On the same day on average, an additional kilometer run by friends influences an individual to run an additional 0.3 kilometers. An additional kilometer per minute run by friends pushes a person to run an additional 0.3 kilometers per minute faster than usual.

If those friends run an extra 10 minutes, that person is likely to run about three minutes longer than they would have. If those friends burn an extra 10 calories, that person will end up burning 3.5 more calories.

The effect is strongest on the same day and appears to diminish with time, the authors wrote.

So the scientists found that a runner’s peers did influence him or her to run more — but they also discovered that not all users influenced their buddies equally. Individuals were more likely to be prodded to up their game by less-active peers than by more active ones. Men were influenced by the activity of both men and women, but women were influenced only by other women. Inconsistent runners influenced consistent runners far more than the other way around.

“Social comparisons may provide an explanation for these results,” the study authors wrote. Social comparison theory, they added, “proposes that we self-evaluate by comparing ourselves to others.”

But do we make upward comparisons to peers performing better than us or downward comparisons to those performing worse? That’s been a subject of debate, the researchers said.

“Comparisons to those ahead of us may motivate our own self-improvement, while comparisons to those of us may create ‘competitive behavior to protect one’s superiority,’ ” they explained. “Our findings are consistent with both arguments, but the effects are much larger for downward comparisons than for upward comparisons.”

So people who we think are our closest fitness “peers” — particularly those who we think are slightly lower on the totem pole relative to ourselves — are most likely to get us to push our limits.

There are possible explanations in the scientific literature for the gender divide too, the scientists added.

“For example, men report receiving and being more influenced by social support in their decision to adopt exercise behaviors, while women report being more motivated by self-regulation and individual planning,” the study authors wrote. “Moreover, men may be more competitive and specifically more competitive with each other. Experimental evidence suggests that women perform less well in mixed gender competition than men, even though they perform equally well in non-competitive or single sex competitive settings.”
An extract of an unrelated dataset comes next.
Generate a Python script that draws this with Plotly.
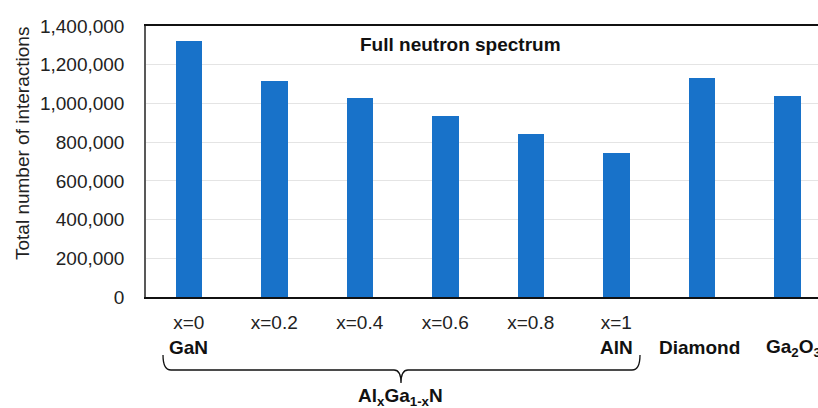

The findings reveal how effective monitoring these real-time networks may be to help scientists design all kinds of interventions to minimize the spread of social ills and maximize the spread of social benefits.

“The granularity and precision with which exercise tracking devices record real-world health behaviors portend a sea change in our understanding of human behavior and social influence at scale,” the study authors wrote. “Compared with prior studies, which relied on imprecise and frequently inaccurate self-reports, the potential for these kinds of data to extend our understanding of social behavior in real-world settings is difficult to overstate.”

It also highlights the fact that looking at “average” social influence may not be the most helpful indicator, especially when — as this study showed — influence on any given branch of a social network is not necessarily a two-way street.

“Different subsegments of the population react differently to social influence,” the authors said. “Such differences suggest that policies tailored for different types of people in different subpopulations will be more effective than policies constructed with only average treatment effects in mind.”